Immer mehr Sender und Printmedien setzen Zuschauer und Leser als Reporter ein. Vor allem in Krisensituationen kommen Laienreporter bei etablierten Medien zum Zuge. Bei der Tsunami-Katastrophe in Südostasien, den letztjährigen Terroranschlägen in London oder beim Hurrikan „Katrina“ in den USA griff CNN in der Berichterstattung verstärkt auf Amateuraufnahmen zurück. Grund: Gegen die Aktualität spontaner Handy-Shots waren die eigens entsendeten hauseigenen Teams chancenlos. Private Filmaufnahmen und Informationen von Betroffenen seien eine „willkommen Ergänzung“ der eigenen Arbeit, sagte Nick Wrenn, Chefredakteur von CNN International, bereits vor einem Jahr auf einem Berliner Medienkongress.
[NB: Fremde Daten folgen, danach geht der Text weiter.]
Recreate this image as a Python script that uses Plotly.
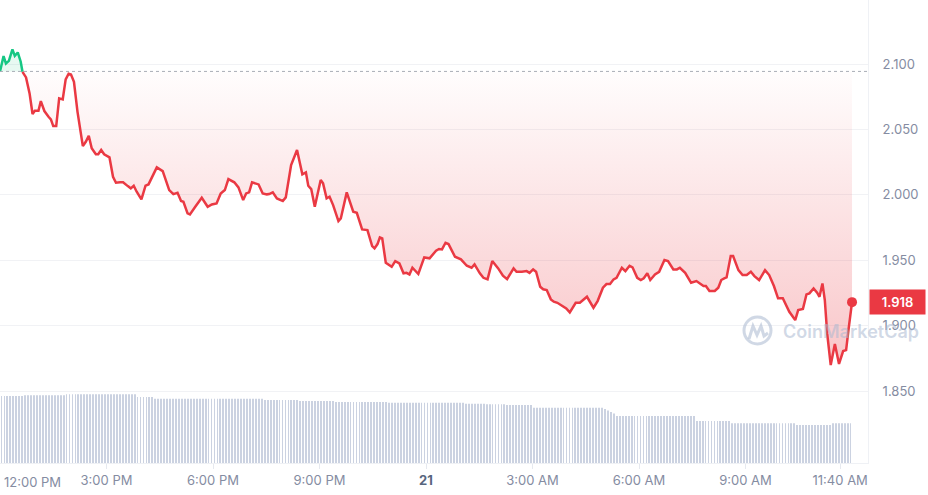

Auch so genannte private Weblogs, so Wrenn, seien „eine Bereicherung, keine Bedrohung für CNN“. Mittlerweile wirbt der US-Nachrichtenkanal auf seiner Website um Beiträge seiner Zuschauer. Über „CNN-Exchange“ können registrierte Nutzer ihre Videos und Fotos in ein Redaktionssystem einspeisen. Diese werden bei CNN geprüft, als I-Report“ gekennzeichnet im Internet veröffentlicht oder sogar übers Fernsehen verbreitet. Ein Beispiel, das auch in Deutschland zunehmend Schule macht. N 24, Nachrichtenkanal der ProSieben.Sat1 Media AG wirbt seit rund einem Jahr mit Trailern im laufenden Programm um Bildmaterial. Wie sein US-amerikanisches Vorbild zahlt der Sender für gelieferte Aufnahmen kein Geld. Anders dagegen RTL. Die aktuellen Redaktionen des Kölner Privatsenders locken potentielle Zuschauer-Reporter mit differenzierten Honoraren: 100 Euro für jedes gesendete Foto, 500 Euro für Videos.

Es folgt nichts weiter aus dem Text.